Tagebuch: September 2007
Sep 01, 2007
Dear Diary,
It is true that older people are privileged when it comes to seating in the subway. It is also true that many others fail to show respect for this privilege. However, when a person fails to get up from a seat, this should not be an invitation to bigotry.
Thus when two Asian teenagers failed to get up from their seats in the half crowded subway – because they had been ordered to, not asked – two middle-aged Austrian women exploded.
"Chinesische Scheisse!" soon filled the whole subway. And that was just the beginning. The insults quickly got more personal. Soon their fists hit the glass that separated them from the occupied seats.
The two youngsters sat quietly. Their breathing intensified and after about five minutes of insults one of them got up, but was quickly grabbed by other passengers who tried to calm him down. The subway stopped; somebody called the police.

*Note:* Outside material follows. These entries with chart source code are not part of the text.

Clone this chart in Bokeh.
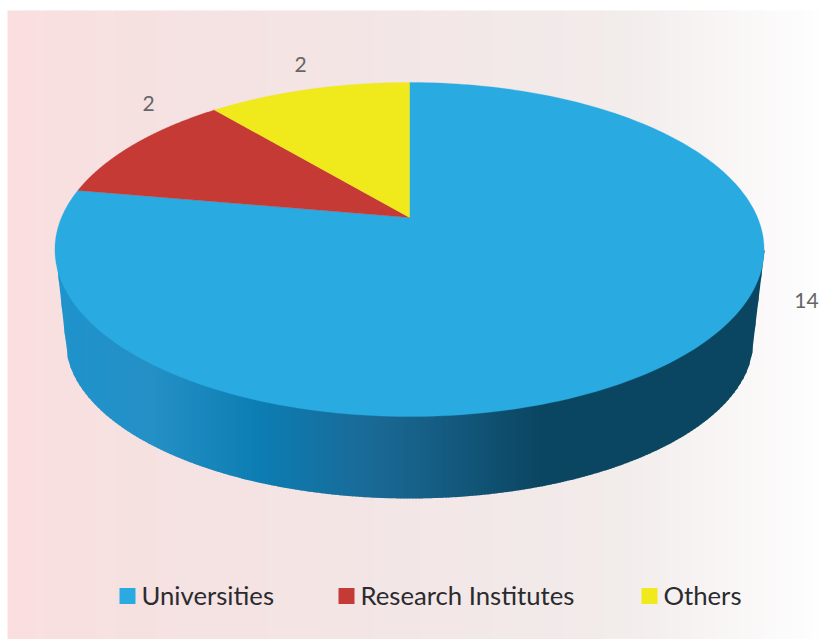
import numpy as np
from bokeh.plotting import figure
from bokeh.models import Range1d
from bokeh.core.properties import value
from bokeh.embed import file_html
from bokeh.resources import INLINE

# data
categories = ["Universities", "Research Institutes", "Others"]
counts = [14, 2, 2]
slice_colors = ["#29abe2", "#c53a34", "#f0e91c"]

# look
TEXT_FONT = "Lato"
label_color = "#666666"
legend_color = "#2b2b2f"
bg_stops_x = [7, 130, 400, 620, 819]
bg_stops_rgb = [(251, 223, 224), (246, 225, 225), (243, 230, 230), (242, 236, 235), (254, 254, 254)]
side_stops_x = [55, 150, 260, 370, 440, 540, 764]
side_stops_rgb = [(31, 147, 204), (36, 144, 198), (12, 125, 178), (26, 106, 150), (21, 92, 130), (10, 70, 97), (10, 70, 97)]

# layout of the tilted pie (pixels)
CX, CY = 409.0, 217.0
A, B, K = 348.0, 160.9, 0.1916
RIM_CX, RIM_CY, RIM_RX, RIM_RY = 409.0, 340.0, 344.0, 158.0
TOP_LEFT, TOP_RIGHT, TOP_MID_Y = 55.0, 764.0, 250.0

def project(theta):
    u, v = np.sin(theta), np.cos(theta)
    d = 1 + K * v
    return CX + A * u / d, CY - B * v / d

def lerp_stops(x, xs, rgbs):
    return tuple(int(round(np.interp(x, xs, [c[i] for c in rgbs]))) for i in range(3))

def hexc(c):
    return "#%02x%02x%02x" % c

p = figure(width=819, height=639, x_range=Range1d(0, 819), y_range=Range1d(639, 0),
           output_backend="svg", toolbar_location=None, min_border=0,
           background_fill_color="white", border_fill_color="white")
p.axis.visible = False
p.grid.visible = False
p.outline_line_color = None

# background gradient: each band runs under the next so no seams show
edges = np.arange(7, 820, 6)
edges = np.r_[edges, 819] if edges[-1] != 819 else edges
l, r, fc = [], [], []
for a, b in zip(edges[:-1], edges[1:]):
    l.append(a); r.append(min(b + 2, 819)); fc.append(hexc(lerp_stops((a + b) / 2, bg_stops_x, bg_stops_rgb)))
p.quad(left=l, right=r, top=[10] * len(l), bottom=[639] * len(l), fill_color=fc, line_color=None)

# side wall
def wall_edge_y(x):
    """y of the wall's lower outline at x, including the slanted ends"""
    if x < RIM_CX - RIM_RX:
        return TOP_MID_Y + (x - TOP_LEFT) / (RIM_CX - RIM_RX - TOP_LEFT) * (RIM_CY - TOP_MID_Y)
    if x > RIM_CX + RIM_RX:
        return TOP_MID_Y + (TOP_RIGHT - x) / (TOP_RIGHT - RIM_CX - RIM_RX) * (RIM_CY - TOP_MID_Y)
    t = (x - RIM_CX) / RIM_RX
    return RIM_CY + RIM_RY * np.sqrt(max(0.0, 1 - t * t))

xs_side = np.arange(TOP_LEFT, TOP_RIGHT, 3.0)
wx, wy, wc = [], [], []
for a in xs_side:
    b = min(a + 4.0, TOP_RIGHT)
    wx.append([a, b, b, a])
    wy.append([TOP_MID_Y, TOP_MID_Y, wall_edge_y(b), wall_edge_y(a)])
    wc.append(hexc(lerp_stops(a + 1.5, side_stops_x, side_stops_rgb)))
p.patches(wx, wy, fill_color=wc, line_color=None)

# top face: slices from the counts, clockwise from 12 o'clock
fractions = np.cumsum([0] + counts) / sum(counts) * 2 * np.pi
for start, end, col in zip(fractions[:-1], fractions[1:], slice_colors):
    th = np.linspace(start, end, 240)
    x, y = project(th)
    p.patch(np.r_[CX, x], np.r_[CY, y], fill_color=col, line_color=col, line_width=0.3)

# data labels
p.text(x=[806, 148, 300], y=[300, 103, 64], text=[str(c) for c in counts],
       text_font=value(TEXT_FONT), text_font_size="21px", text_color=label_color,
       text_align="center", text_baseline="middle")

# legend
p.rect(x=[127, 346, 649], y=[595.5] * 3, width=16, height=16, fill_color=slice_colors, line_color=None)
p.text(x=[141, 360, 663], y=[594.5] * 3, text=categories, text_font=value(TEXT_FONT),
       text_font_size="25.7px", text_color=legend_color, text_align="left", text_baseline="middle")

open("out.html", "w").write(file_html(p, INLINE))
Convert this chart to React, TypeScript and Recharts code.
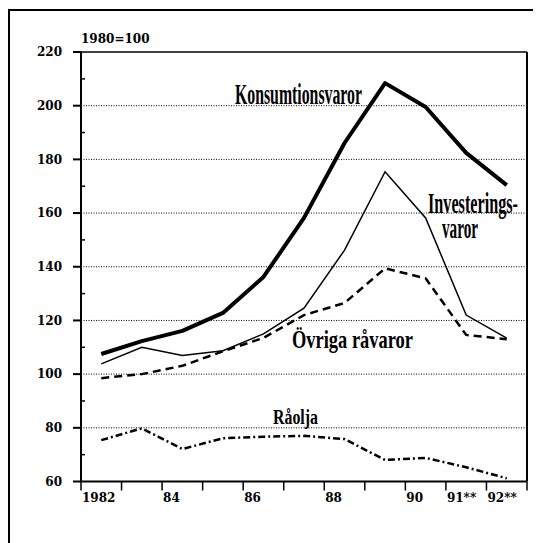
import { LineChart, Line, XAxis, YAxis, ReferenceLine } from 'recharts';

// index 1980=100, yearly values 1982-1992 (91 and 92 are forecasts)
const years = [1982, 1983, 1984, 1985, 1986, 1987, 1988, 1989, 1990, 1991, 1992];
const konsumtionsvaror = [107.5, 112.3, 116.1, 122.8, 136.2, 158.2, 186.1, 208.4, 199.5, 182.4, 170.4];
const investeringsvaror = [103.8, 110, 106.9, 108.7, 115, 124.6, 146.2, 175.4, 158.2, 122, 113.4];
const ovrigaRavaror = [98.5, 100, 103.1, 108.5, 113.5, 122, 126.5, 139.4, 135.7, 114.6, 113];
const raolja = [75.4, 79.8, 72.1, 76.1, 76.7, 77, 75.8, 68, 68.8, 65.3, 61.2];

// tick marks sit between the years, the label starts just right of its mark
const xTicks = [1981.5, 1982.5, 1983.5, 1984.5, 1985.5, 1986.5, 1987.5, 1988.5, 1989.5, 1990.5, 1991.5, 1992.5];
const xTickLabels = ['1982', '', '84', '', '86', '', '88', '', '90', '91**', '92**', ''];
const yTicks = [60, 70, 80, 90, 100, 110, 120, 130, 140, 150, 160, 170, 180, 190, 200, 210, 220];
const gridValues = [80, 100, 120, 140, 160, 180, 200];

const data = years.map((year, i) => ({
  year,
  konsum: konsumtionsvaror[i],
  invest: investeringsvaror[i],
  ovriga: ovrigaRavaror[i],
  raolja: raolja[i],
}));

const tickFont = { fontFamily: 'DejaVu Serif', fontWeight: 700, fontSize: 12, fill: '#000' };

// tall, condensed series names written on the chart
function SeriesLabel({ x, y, size, stretch, width, text }: any) {
  return (
    <text
      transform={`translate(${x},${y}) scale(1,${stretch})`}
      fontFamily="Liberation Serif"
      fontWeight={700}
      fontSize={size}
      textLength={width}
      lengthAdjust="spacingAndGlyphs"
      fill="#000"
    >
      {text}
    </text>
  );
}

function LeftTick(props: any) {
  const { x, y, payload } = props;
  const v = payload.value as number;
  if (v % 20 !== 0) {
    return <line x1={x} x2={x + 4} y1={y} y2={y} stroke="#000" strokeWidth={1.5} />;
  }
  return (
    <g>
      <line x1={x - 8} x2={x} y1={y} y2={y} stroke="#000" strokeWidth={2} />
      <text x={x - 19} y={y} dy="0.36em" textAnchor="end" {...tickFont}>
        {v}
      </text>
    </g>
  );
}

function RightTick(props: any) {
  const { x, y, payload } = props;
  if (payload.value === 60 || payload.value === 220) return <g />;
  return <line x1={x - 5} x2={x} y1={y} y2={y} stroke="#000" strokeWidth={1.5} />;
}

function BottomTick(props: any) {
  const { x, y, index } = props;
  const label = xTickLabels[index];
  return (
    <g>
      <line x1={x} x2={x} y1={y} y2={y + 9} stroke="#000" strokeWidth={1.5} />
      {label && (
        <text x={x + 1} y={y + 20} textAnchor="start" {...tickFont}>
          {label}
        </text>
      )}
    </g>
  );
}

export default function App() {
  return (
    <div style={{ position: 'relative', width: 533, height: 535, background: '#fff' }}>
      <div
        style={{
          position: 'absolute',
          left: 0,
          top: 1,
          width: 533,
          height: 534,
          borderLeft: '2px solid #000',
          borderTop: '2px solid #000',
          boxSizing: 'border-box',
        }}
      />
      <div style={{ position: 'absolute', left: 0, top: 0 }}>
        <LineChart width={533} height={535} data={data} margin={{ top: 44, right: 10, bottom: 31.5, left: 13 }}>
          <XAxis
            dataKey="year"
            type="number"
            domain={[1981.5, 1992.5]}
            ticks={xTicks}
            interval={0}
            allowDecimals
            height={30}
            tickSize={0}
            tickMargin={0}
            tickLine={false}
            axisLine={{ stroke: '#000', strokeWidth: 2 }}
            tick={BottomTick}
          />
          <YAxis
            yAxisId="l"
            domain={[60, 220]}
            ticks={yTicks}
            interval={0}
            width={60}
            tickSize={0}
            tickMargin={0}
            tickLine={false}
            axisLine={{ stroke: '#000', strokeWidth: 2 }}
            tick={LeftTick}
          />
          <YAxis
            yAxisId="r"
            orientation="right"
            domain={[60, 220]}
            ticks={yTicks}
            interval={0}
            width={4}
            tickSize={0}
            tickMargin={0}
            tickLine={false}
            axisLine={{ stroke: '#000', strokeWidth: 2 }}
            tick={RightTick}
          />
          {gridValues.map((v) => (
            <ReferenceLine key={v} yAxisId="l" y={v} stroke="#000" strokeWidth={1} strokeDasharray="1 1.5" />
          ))}
          <ReferenceLine yAxisId="l" y={220} stroke="#000" strokeWidth={1.5} />
          <Line
            yAxisId="l"
            dataKey="konsum"
            stroke="#000"
            strokeWidth={4}
            dot={false}
            strokeLinejoin="round"
            isAnimationActive={false}
          />
          <Line
            yAxisId="l"
            dataKey="invest"
            stroke="#000"
            strokeWidth={1.5}
            dot={false}
            isAnimationActive={false}
          />
          <Line
            yAxisId="l"
            dataKey="ovriga"
            stroke="#000"
            strokeWidth={2.5}
            strokeDasharray="8 5"
            dot={false}
            isAnimationActive={false}
          />
          <Line
            yAxisId="l"
            dataKey="raolja"
            stroke="#000"
            strokeWidth={2.5}
            strokeDasharray="7 3 2 3"
            dot={false}
            isAnimationActive={false}
          />
        </LineChart>
      </div>
      <svg
        width={533}
        height={535}
        style={{ position: 'absolute', left: 0, top: 0, pointerEvents: 'none' }}
      >
        <text x={73} y={35} {...tickFont}>
          1980=100
        </text>
        <SeriesLabel x={227} y={96} size={15.8} stretch={1.85} width={127} text="Konsumtionsvaror" />
        {/* two-line label kept in one text element */}
        <text
          transform="translate(420,205) scale(1,1.85)"
          fontFamily="Liberation Serif"
          fontWeight={700}
          fontSize={16.2}
          fill="#000"
        >
          <tspan x={0} y={0} textLength={90} lengthAdjust="spacingAndGlyphs">
            Investerings-
          </tspan>
          <tspan x={14} y={13.5} textLength={36} lengthAdjust="spacingAndGlyphs">
            varor
          </tspan>
        </text>
        <SeriesLabel x={284} y={340} size={18.4} stretch={1.37} width={121} text="Övriga råvaror" />
        <SeriesLabel x={265} y={416} size={15.9} stretch={1.33} width={45} text="Råolja" />
      </svg>
    </div>
  );
}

The two women knew that the other passengers would not allow the two adolescents to get anywhere near them. The insults continued; the women blamed their poverty and unemployment on immigrants, and repeatedly told the two boys they were not welcome in Austria. Then the two women got out of the subway, but stayed on the platform.
For some reason the train did not start right away. The driver and dozens of people were trying to cover the boys’ ears from the screams that kept coming. There was still no sign of the police. It had been 15 minutes.
The two women were still screaming "Auslaender raus," as the train finally rolled away.
People surrounded and tried to comfort the two emotionally shaken and scared boys. But no one, not a single passenger, at any single point during the whole episode, ever told the two women to shut up.